-------- RECORDS FOR THE TASK

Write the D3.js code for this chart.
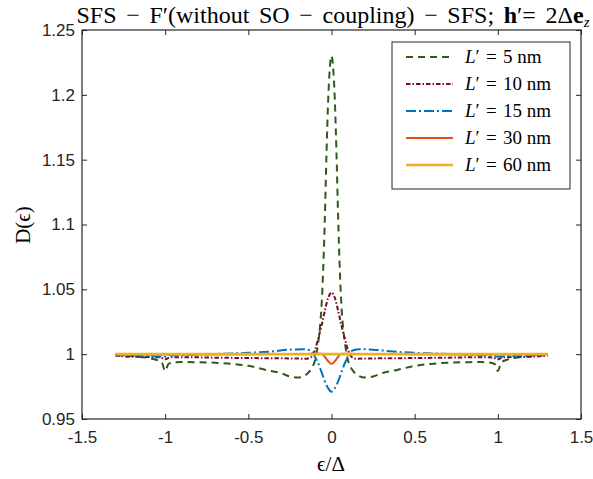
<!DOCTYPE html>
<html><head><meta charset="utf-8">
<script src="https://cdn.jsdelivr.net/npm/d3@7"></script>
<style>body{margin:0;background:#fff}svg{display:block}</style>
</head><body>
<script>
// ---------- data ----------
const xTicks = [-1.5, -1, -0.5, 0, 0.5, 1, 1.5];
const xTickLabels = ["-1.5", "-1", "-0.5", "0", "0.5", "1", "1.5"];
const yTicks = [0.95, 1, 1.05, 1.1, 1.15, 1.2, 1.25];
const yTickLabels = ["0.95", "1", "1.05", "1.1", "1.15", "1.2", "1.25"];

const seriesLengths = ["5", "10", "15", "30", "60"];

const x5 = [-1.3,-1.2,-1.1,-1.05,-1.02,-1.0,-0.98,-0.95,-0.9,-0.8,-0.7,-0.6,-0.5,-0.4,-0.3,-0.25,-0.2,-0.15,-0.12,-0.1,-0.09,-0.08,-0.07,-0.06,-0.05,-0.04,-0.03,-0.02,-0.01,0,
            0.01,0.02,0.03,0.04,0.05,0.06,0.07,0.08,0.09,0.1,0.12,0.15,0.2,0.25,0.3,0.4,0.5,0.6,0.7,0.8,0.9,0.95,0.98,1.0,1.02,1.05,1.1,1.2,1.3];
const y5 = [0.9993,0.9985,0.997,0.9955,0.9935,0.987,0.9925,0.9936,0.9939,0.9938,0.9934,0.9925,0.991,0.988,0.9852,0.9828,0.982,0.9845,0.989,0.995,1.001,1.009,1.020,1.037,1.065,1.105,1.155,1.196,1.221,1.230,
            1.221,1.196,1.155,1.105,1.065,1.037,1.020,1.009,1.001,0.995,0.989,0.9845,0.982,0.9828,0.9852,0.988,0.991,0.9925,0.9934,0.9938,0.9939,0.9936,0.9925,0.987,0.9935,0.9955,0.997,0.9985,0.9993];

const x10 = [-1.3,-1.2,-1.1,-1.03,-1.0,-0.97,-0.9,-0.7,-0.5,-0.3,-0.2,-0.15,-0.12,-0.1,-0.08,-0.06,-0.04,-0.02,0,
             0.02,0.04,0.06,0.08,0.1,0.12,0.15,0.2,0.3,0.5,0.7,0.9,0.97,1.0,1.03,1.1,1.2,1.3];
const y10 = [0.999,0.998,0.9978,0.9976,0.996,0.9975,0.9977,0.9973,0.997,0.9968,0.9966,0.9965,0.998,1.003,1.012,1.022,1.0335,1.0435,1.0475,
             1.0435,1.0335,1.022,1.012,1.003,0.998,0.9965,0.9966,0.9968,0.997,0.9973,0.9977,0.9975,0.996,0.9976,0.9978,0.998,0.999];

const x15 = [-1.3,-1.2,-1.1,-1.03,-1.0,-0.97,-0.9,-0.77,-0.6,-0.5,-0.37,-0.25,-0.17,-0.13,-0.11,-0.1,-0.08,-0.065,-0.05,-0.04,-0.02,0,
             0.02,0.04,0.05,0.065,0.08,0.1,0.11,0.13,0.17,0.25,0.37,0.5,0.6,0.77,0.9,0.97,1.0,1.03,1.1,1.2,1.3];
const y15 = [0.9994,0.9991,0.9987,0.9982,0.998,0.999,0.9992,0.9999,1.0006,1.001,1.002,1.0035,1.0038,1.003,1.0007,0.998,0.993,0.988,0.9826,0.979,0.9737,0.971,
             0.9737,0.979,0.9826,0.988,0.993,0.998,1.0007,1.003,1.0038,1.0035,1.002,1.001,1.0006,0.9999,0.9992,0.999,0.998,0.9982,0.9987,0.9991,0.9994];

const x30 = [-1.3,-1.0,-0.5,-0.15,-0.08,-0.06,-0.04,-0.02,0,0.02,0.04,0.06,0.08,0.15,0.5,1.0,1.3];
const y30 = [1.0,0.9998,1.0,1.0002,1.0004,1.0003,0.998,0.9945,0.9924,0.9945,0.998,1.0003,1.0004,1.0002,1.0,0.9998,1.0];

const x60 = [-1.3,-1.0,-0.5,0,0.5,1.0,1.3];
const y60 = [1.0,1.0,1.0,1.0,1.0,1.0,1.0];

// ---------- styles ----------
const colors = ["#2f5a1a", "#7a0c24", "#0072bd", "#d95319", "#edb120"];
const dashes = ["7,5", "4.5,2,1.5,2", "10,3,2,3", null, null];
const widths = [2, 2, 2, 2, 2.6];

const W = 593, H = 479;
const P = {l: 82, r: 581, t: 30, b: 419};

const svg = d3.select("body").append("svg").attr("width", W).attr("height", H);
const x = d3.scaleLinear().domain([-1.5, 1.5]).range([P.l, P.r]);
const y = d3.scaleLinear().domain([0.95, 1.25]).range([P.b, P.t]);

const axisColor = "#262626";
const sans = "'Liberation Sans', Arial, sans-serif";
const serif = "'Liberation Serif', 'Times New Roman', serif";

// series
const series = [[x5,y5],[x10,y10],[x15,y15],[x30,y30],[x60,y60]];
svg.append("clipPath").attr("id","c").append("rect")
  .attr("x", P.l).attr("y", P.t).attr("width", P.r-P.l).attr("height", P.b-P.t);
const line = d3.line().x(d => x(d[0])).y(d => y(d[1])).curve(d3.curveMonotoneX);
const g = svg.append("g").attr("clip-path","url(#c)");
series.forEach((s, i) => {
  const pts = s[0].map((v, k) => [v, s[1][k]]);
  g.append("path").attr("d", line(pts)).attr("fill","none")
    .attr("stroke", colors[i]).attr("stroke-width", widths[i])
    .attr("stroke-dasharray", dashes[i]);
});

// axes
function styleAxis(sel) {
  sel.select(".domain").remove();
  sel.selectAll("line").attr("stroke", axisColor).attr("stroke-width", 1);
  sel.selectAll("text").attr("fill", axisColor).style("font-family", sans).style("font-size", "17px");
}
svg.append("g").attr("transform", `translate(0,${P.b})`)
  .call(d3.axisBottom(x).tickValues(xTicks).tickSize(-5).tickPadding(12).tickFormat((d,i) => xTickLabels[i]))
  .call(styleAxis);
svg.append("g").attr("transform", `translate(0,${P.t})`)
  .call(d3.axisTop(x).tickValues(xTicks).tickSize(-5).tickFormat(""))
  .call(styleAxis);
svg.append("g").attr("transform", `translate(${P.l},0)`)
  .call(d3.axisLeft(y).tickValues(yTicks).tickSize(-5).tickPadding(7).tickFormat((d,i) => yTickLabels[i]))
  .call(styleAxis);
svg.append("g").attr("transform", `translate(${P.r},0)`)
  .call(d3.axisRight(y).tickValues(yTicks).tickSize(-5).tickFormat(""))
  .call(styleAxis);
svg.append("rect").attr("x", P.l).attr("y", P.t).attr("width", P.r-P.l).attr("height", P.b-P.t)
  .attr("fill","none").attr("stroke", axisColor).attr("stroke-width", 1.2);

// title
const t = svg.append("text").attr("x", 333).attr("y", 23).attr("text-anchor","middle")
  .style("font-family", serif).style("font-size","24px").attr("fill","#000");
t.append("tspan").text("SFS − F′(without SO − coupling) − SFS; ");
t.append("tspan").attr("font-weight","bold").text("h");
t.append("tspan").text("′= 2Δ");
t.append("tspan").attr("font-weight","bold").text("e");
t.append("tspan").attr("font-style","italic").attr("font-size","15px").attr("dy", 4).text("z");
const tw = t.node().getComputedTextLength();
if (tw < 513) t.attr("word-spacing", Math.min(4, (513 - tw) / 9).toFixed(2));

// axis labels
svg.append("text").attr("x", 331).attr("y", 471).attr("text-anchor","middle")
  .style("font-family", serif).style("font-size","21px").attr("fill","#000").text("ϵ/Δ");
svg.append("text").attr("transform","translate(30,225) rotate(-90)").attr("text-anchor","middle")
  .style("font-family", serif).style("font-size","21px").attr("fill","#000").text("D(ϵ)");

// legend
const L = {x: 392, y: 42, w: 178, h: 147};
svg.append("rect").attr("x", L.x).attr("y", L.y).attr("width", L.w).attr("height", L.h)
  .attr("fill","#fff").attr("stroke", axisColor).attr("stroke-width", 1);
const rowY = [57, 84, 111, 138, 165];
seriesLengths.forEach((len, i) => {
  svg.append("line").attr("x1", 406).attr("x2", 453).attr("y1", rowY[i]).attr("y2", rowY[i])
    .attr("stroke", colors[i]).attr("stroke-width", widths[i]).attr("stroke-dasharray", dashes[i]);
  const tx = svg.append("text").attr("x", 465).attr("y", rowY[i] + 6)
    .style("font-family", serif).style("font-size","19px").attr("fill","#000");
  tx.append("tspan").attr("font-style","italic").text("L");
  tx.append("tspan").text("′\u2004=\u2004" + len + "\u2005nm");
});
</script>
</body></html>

----------------
-------- RECORDS FOR THE TASK

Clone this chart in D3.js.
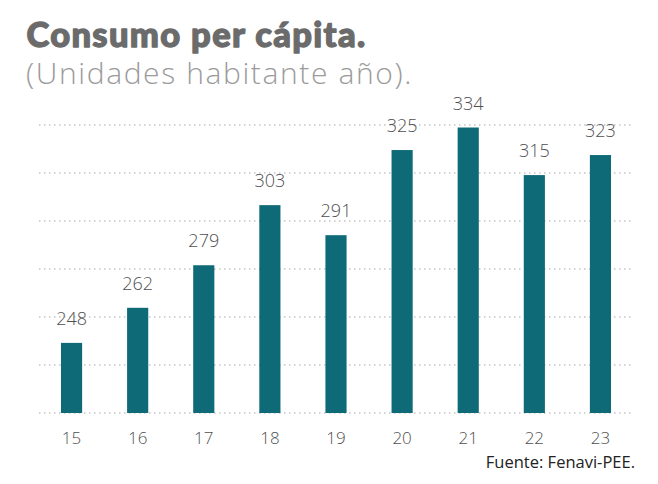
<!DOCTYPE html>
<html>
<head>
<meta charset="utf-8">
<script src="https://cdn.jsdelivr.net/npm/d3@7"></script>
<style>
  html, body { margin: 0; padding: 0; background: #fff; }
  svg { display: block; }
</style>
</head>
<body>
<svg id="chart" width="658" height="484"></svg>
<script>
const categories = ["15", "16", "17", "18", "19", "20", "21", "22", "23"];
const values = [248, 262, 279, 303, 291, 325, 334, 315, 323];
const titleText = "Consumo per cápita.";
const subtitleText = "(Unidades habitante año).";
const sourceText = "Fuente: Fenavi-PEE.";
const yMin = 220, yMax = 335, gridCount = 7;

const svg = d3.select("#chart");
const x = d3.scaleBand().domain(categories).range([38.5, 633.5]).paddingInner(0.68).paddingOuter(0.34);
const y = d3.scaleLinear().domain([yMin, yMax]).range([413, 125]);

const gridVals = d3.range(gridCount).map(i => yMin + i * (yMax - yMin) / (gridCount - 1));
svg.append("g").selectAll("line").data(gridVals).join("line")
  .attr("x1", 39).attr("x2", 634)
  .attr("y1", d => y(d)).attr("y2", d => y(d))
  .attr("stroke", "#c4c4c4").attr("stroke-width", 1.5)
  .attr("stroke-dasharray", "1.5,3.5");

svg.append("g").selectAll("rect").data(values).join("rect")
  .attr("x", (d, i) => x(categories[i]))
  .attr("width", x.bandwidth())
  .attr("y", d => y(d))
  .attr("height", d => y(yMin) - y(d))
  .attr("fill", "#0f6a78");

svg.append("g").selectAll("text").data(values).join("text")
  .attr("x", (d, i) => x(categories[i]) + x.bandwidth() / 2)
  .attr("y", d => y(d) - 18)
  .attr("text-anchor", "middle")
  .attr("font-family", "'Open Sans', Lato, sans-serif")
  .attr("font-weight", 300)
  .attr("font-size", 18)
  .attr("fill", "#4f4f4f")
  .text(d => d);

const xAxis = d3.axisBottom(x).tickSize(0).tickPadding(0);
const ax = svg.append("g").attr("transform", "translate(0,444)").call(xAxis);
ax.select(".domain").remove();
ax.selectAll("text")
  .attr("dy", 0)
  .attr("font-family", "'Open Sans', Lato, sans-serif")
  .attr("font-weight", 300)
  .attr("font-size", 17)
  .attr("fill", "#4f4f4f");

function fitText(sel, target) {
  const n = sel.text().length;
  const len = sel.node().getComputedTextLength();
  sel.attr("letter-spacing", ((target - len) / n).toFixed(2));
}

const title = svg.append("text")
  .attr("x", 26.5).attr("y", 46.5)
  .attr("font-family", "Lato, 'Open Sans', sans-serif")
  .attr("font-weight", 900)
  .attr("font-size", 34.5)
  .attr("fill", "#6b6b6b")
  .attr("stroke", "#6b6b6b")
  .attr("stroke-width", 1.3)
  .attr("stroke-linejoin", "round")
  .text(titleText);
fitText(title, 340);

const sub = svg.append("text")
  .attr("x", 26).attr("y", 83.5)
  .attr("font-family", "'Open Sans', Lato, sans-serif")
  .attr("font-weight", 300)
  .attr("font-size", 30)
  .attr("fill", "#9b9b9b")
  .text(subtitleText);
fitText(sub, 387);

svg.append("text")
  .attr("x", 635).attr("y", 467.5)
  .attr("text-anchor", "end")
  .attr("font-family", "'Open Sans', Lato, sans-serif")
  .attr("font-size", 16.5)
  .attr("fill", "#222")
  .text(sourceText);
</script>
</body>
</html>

----------------
-------- RECORDS FOR THE TASK

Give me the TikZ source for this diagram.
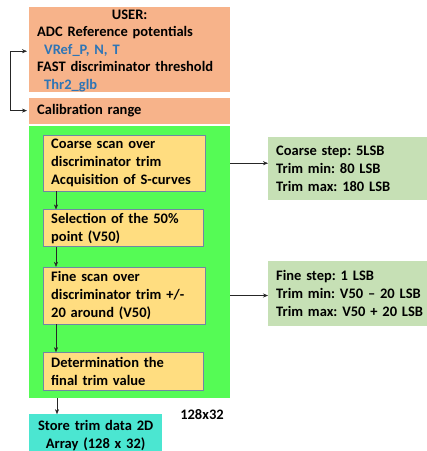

----------------

» **AIM**: Copy every line of the listing containing the string "this".

» **RESPONSE TO THE TASK**:
Write the D3.js code for this chart.
Clone this chart in D3.js.
Give me the TikZ source for this diagram.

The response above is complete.